No. His name was Paco. I didn't get it by choice. I never had a hickey before.
Day 3. Will have to postpone job hunting by a month. May have blown out my knee. Was sunburned on Friday. Now look painted red. Still alive. All worth it.
I WALKED myself out of breath. And I'm lost I'm a Tim Hortons parking lot. That's how hungover I am.
do we own a ladder
We do not.
then how am i on the roof
Last thing I remember clearly was, "ok, but if we're are gonna get drunk before class, there's no half-doing this"
As part of the off-hours team building exercises, I had my new coworkers figure out to push me back to the hotel from the nearby bars in a shopping cart every night for a week.
I am currently in a U-Haul truck right now.
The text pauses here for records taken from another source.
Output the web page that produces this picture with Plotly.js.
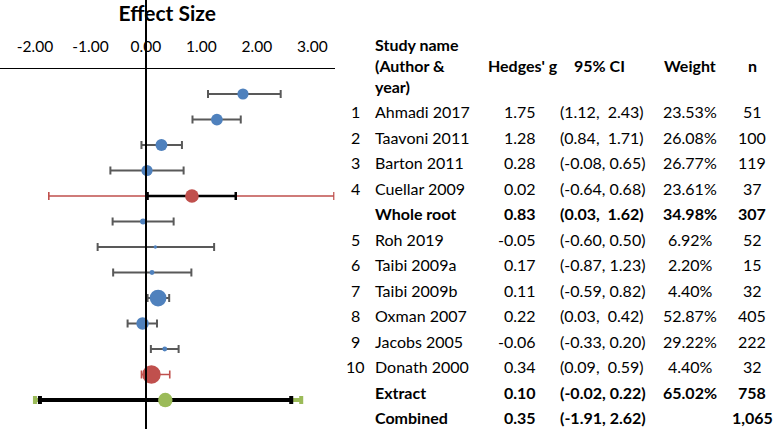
<!DOCTYPE html>
<html>
<head>
<meta charset="utf-8">
<script src="https://cdn.plot.ly/plotly-3.0.1.min.js"></script>
<style>html,body{margin:0;padding:0;background:#fff;}#chart{width:773px;height:429px;}</style>
</head>
<body>
<div id="chart"></div>
<script>
// ---- Data ----
const studyNum   = ['1','2','3','4','','5','6','7','8','9','10','',''];
const studyName  = ['Ahmadi 2017','Taavoni 2011','Barton 2011','Cuellar 2009','Whole root',
                    'Roh 2019','Taibi 2009a','Taibi 2009b','Oxman 2007','Jacobs 2005','Donath 2000',
                    'Extract','Combined'];
const rowType    = ['study','study','study','study','subgroup','study','study','study','study','study','study','subgroup','overall'];
const hedgesG    = [1.75, 1.28, 0.28, 0.02, 0.83, -0.05, 0.17, 0.11, 0.22, -0.06, 0.34, 0.10, 0.35];
const ciLow      = [1.12, 0.84, -0.08, -0.64, 0.03, -0.60, -0.87, -0.59, 0.03, -0.33, 0.09, -0.02, -1.91];
const ciHigh     = [2.43, 1.71, 0.65, 0.68, 1.62, 0.50, 1.23, 0.82, 0.42, 0.20, 0.59, 0.22, 2.62];
const weightPct  = [23.53, 26.08, 26.77, 23.61, 34.98, 6.92, 2.20, 4.40, 52.87, 29.22, 4.40, 65.02, null];
const nSubjects  = [51, 100, 119, 37, 307, 52, 15, 32, 405, 222, 32, 758, 1065];
// prediction intervals drawn for the summary rows
const piLow      = [null, null, null, null, -1.75, null, null, null, null, null, null, -0.08, -2.00];
const piHigh     = [null, null, null, null, 3.39, null, null, null, null, null, null, 0.43, 2.80];
const axisTicks  = [-2, -1, 0, 1, 2, 3];
const headers    = ['Study name<br>(Author &amp;<br>year)', "Hedges' g", '95% CI', 'Weight', 'n'];

// ---- Helpers ----
const FONT = 'Lato, "Open Sans", sans-serif';
const W = 773, H = 429;
const idx = t => rowType.map((r, i) => r === t ? i : -1).filter(i => i >= 0);
const pick = (arr, ids) => ids.map(i => arr[i]);
const sizeOf = w => 2.3 * Math.sqrt(w);
const fmtCI = (lo, hi) => '(' + lo.toFixed(2) + ',' + (lo < 0 ? ' ' : ' \u00a0') + hi.toFixed(2) + ')';

const sIdx = idx('study'), gIdx = idx('subgroup'), oIdx = idx('overall');

function errX(ids, lo, hi, color, thickness, width) {
  return {
    type: 'data', symmetric: false, visible: true,
    array: ids.map(i => hi[i] - hedgesG[i]),
    arrayminus: ids.map(i => hedgesG[i] - lo[i]),
    color: color, thickness: thickness, width: width
  };
}

const traces = [
  { // individual studies
    type: 'scatter', mode: 'markers', x: pick(hedgesG, sIdx), y: sIdx,
    marker: { color: '#4F81BD', opacity: 1, size: sIdx.map(i => sizeOf(weightPct[i])), line: { width: 0 } },
    error_x: errX(sIdx, ciLow, ciHigh, '#595959', 2, 4), hoverinfo: 'skip'
  },
  { // subgroup prediction interval (red)
    type: 'scatter', mode: 'markers', x: pick(hedgesG, gIdx), y: gIdx,
    marker: { color: 'rgba(0,0,0,0)', size: 1 },
    error_x: errX(gIdx, piLow, piHigh, '#C0504D', 1.6, 4), hoverinfo: 'skip'
  },
  { // subgroup CI (black) + marker
    type: 'scatter', mode: 'markers', x: pick(hedgesG, gIdx), y: gIdx,
    marker: { color: '#C0504D', opacity: 1, size: gIdx.map(i => sizeOf(weightPct[i])), line: { width: 0 } },
    error_x: errX(gIdx, ciLow, ciHigh, '#000000', 2.5, 4), hoverinfo: 'skip'
  },
  { // overall prediction interval (green)
    type: 'scatter', mode: 'markers', x: pick(hedgesG, oIdx), y: oIdx,
    marker: { color: 'rgba(0,0,0,0)', size: 1 },
    error_x: errX(oIdx, piLow, piHigh, '#9BBB59', 4, 4), hoverinfo: 'skip'
  },
  { // overall CI (black) + marker
    type: 'scatter', mode: 'markers', x: pick(hedgesG, oIdx), y: oIdx,
    marker: { color: '#9BBB59', opacity: 1, size: 14.5, line: { width: 0 } },
    error_x: errX(oIdx, ciLow, ciHigh, '#000000', 4, 4), hoverinfo: 'skip'
  }
];

// ---- Table annotations ----
const ann = [];
const TF = { family: FONT, size: 16, color: '#000' };
const colX = { num: 355, name: 373, g: 538, ci: 558, w: 690, n: 752 };
const b = (s, i) => rowType[i] === 'study' ? s : '<b>' + s + '</b>';
function addCell(text, xpx, anchor, row) {
  ann.push({ text: text, x: xpx / W, xref: 'paper', xanchor: anchor, y: row, yref: 'y2', yanchor: 'middle',
             showarrow: false, font: TF, align: anchor === 'left' ? 'left' : 'center' });
}
studyName.forEach((name, i) => {
  if (studyNum[i]) addCell(studyNum[i], colX.num, 'center', i);
  addCell(b(name, i), colX.name, 'left', i);
  addCell(b(hedgesG[i].toFixed(2), i), colX.g, 'right', i);
  addCell(b(fmtCI(ciLow[i], ciHigh[i]), i), colX.ci, 'left', i);
  if (weightPct[i] !== null) addCell(b(weightPct[i].toFixed(2) + '%', i), colX.w, 'center', i);
  addCell(b(nSubjects[i].toLocaleString('en-US'), i), colX.n, 'center', i);
});
const headRow = -1.83;
addCell('<b>' + headers[0] + '</b>', colX.name, 'left', headRow);
addCell('<b>' + headers[1] + '</b>', 522.5, 'center', headRow);
addCell('<b>' + headers[2] + '</b>', 599, 'center', headRow);
addCell('<b>' + headers[3] + '</b>', 690, 'center', headRow);
addCell('<b>' + headers[4] + '</b>', 752, 'center', headRow);

const layout = {
  width: W, height: H,
  margin: { l: 0, r: 0, t: 0, b: 0 },
  paper_bgcolor: '#fff', plot_bgcolor: 'rgba(0,0,0,0)',
  showlegend: false,
  font: { family: FONT, color: '#000' },
  xaxis: {
    domain: [0, 334.5 / W], range: [-2.63, 3.40], side: 'top',
    showline: true, linecolor: '#000', linewidth: 1.5,
    zeroline: true, zerolinecolor: '#000', zerolinewidth: 2,
    showgrid: false, ticks: '', tickvals: axisTicks, ticktext: axisTicks.map(v => v.toFixed(2)),
    ticklabelstandoff: 10, tickfont: { family: FONT, size: 15.5, color: '#000' },
    title: { text: '<b>Effect Size</b>', font: { family: FONT, size: 21, color: '#000' }, standoff: 11 },
    automargin: false, fixedrange: true
  },
  yaxis: {
    domain: [1 - 425 / H, 1 - 69.3 / H], range: [12.98, -0.97],
    visible: false, showgrid: false, zeroline: false, fixedrange: true
  },
  yaxis2: {
    domain: [0, 1], range: [12.44, -4.38], anchor: 'free', position: 0.99,
    visible: false, showgrid: false, zeroline: false, fixedrange: true
  },
  annotations: ann
};

Plotly.newPlot('chart', traces, layout, { displayModeBar: false, staticPlot: true });
</script>
</body>
</html>
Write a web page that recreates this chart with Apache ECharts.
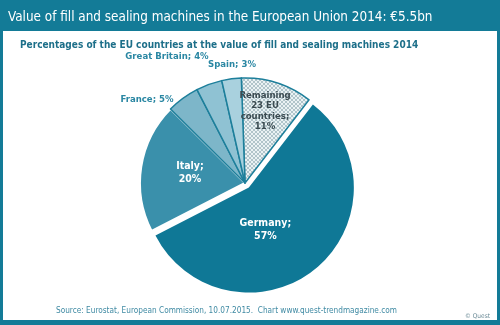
<!DOCTYPE html>
<html>
<head>
<meta charset="utf-8">
<script src="https://cdn.jsdelivr.net/npm/echarts@6/dist/echarts.min.js"></script>
<style>html,body{margin:0;padding:0;background:#fff}#c{width:500px;height:325px}</style>
</head>
<body>
<div id="c"></div>
<script>
// Share of EU countries in the value of fill and sealing machines, 2014
var countries = ['Remaining\n23 EU\ncountries', 'Germany', 'Italy', 'France', 'Great Britain', 'Spain'];
var shares = [11, 57, 20, 5, 4, 3];
var sliceColors = ['hatch', '#0f7896', '#3a90ab', '#7db6c9', '#8fc2d3', '#a9d1de'];

var TEAL = '#137b97';
var CX = 245, CY = 183;
// label anchor offsets from the pie centre (the exploded slice keeps its own label)
var labelOffsets = [[20, -72], null, [-55, -10], [-98, -83], [-78, -126], [-13, -118]];

// light crosshatch fill for the "remaining countries" slice
function hatchPattern() {
  var c = document.createElement('canvas');
  c.width = 4; c.height = 4;
  var g = c.getContext('2d');
  g.fillStyle = '#eaf2f4';
  g.fillRect(0, 0, 4, 4);
  g.fillStyle = '#b0c4ca';
  // two diagonal strokes crossing each other
  for (var k = 0; k < 4; k++) {
    g.fillRect(k, k, 1, 1);
    g.fillRect(3 - k, k, 1, 1);
  }
  return c;
}

var data = countries.map(function (name, i) {
  var item = { name: name, value: shares[i] };
  var col = sliceColors[i] === 'hatch' ? { image: hatchPattern(), repeat: 'repeat' } : sliceColors[i];
  item.itemStyle = { color: col, borderColor: '#1d7f9b', borderWidth: 1.5 };
  if (name === 'Germany') {
    item.selected = true;
    item.itemStyle.borderWidth = 0;
  }
  if (name === 'Italy') {
    item.itemStyle.borderColor = '#ffffff';
    item.itemStyle.borderWidth = 2;
  }
  var inside = (name === 'Germany' || name === 'Italy' || i === 0);
  item.label = inside
    ? { position: 'inner', color: i === 0 ? '#3a4a50' : '#ffffff', fontSize: i === 0 ? 9.5 : 10.5, lineHeight: i === 0 ? 10.5 : 13 }
    : { position: 'outside', color: '#2a87a3', fontSize: 9.5 };
  if (name === 'Germany') {
    item.label.offset = [-19, 0];
    item.select = { label: { offset: [-19, 0] } };
  }
  item.labelLine = { show: false };
  return item;
});

var chart = echarts.init(document.getElementById('c'));
chart.setOption({
  backgroundColor: TEAL,
  animation: false,
  graphic: [
    { type: 'rect', shape: { x: 3, y: 31, width: 494, height: 289 }, style: { fill: '#ffffff' }, silent: true },
    { type: 'text', left: 56, top: 307, style: { text: 'Source: Eurostat, European Commission, 10.07.2015.  Chart www.quest-trendmagazine.com', fill: '#3f8aa3', font: '8.2px "DejaVu Sans Condensed"' } },
    { type: 'text', right: 10, top: 313, style: { text: '\u00a9 Quest', fill: '#6a8a96', font: '6.5px "DejaVu Sans Condensed"' } }
  ],
  title: [
    { text: 'Value of fill and sealing machines in the European Union 2014: \u20ac5.5bn', left: 3, top: 6,
      textStyle: { color: '#ffffff', fontSize: 13.4, fontWeight: 'normal', fontFamily: 'DejaVu Sans Condensed' } },
    { text: 'Percentages of the EU countries at the value of fill and sealing machines 2014', left: 15, top: 35,
      textStyle: { color: '#1d6f89', fontSize: 10, fontWeight: 'bold', fontFamily: 'DejaVu Sans Condensed' } }
  ],
  series: [{
    type: 'pie',
    center: [CX, CY],
    radius: 105,
    startAngle: 92,
    clockwise: true,
    selectedMode: 'single',
    selectedOffset: 6,
    avoidLabelOverlap: false,
    label: {
      formatter: function (p) {
        var sep = (p.dataIndex <= 2) ? '\n' : ' ';
        return p.name + ';' + sep + p.value + '%';
      },
      fontFamily: 'DejaVu Sans Condensed',
      fontWeight: 'bold'
    },
    labelLayout: function (p) {
      var o = labelOffsets[p.dataIndex];
      if (!o) { return {}; }
      return { x: CX + o[0], y: CY + o[1], align: 'center', verticalAlign: 'middle', hideOverlap: false, moveOverlap: null };
    },
    data: data
  }]
});
</script>
</body>
</html>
Going to a party. I hate myself.
I added a U.S. Senator on snapchat....casual.
Dude, why did I wake up with ketchup packets in my bed and the stove in my room??
I just got a free round of shots. Don't you DARE fuckin tell me that A-cup boobs can't get you good things.
Hey sorry for calling you so much last night. I mixed your number with the pizza guys, and he was running late
Tolerating him while I'm not drunk is like trying to find a word that rhymes with orange
No dude. I can't think of anything LESS sexy than yodeling
Just once, I'd like to make it to my first wedding anniversary for a change.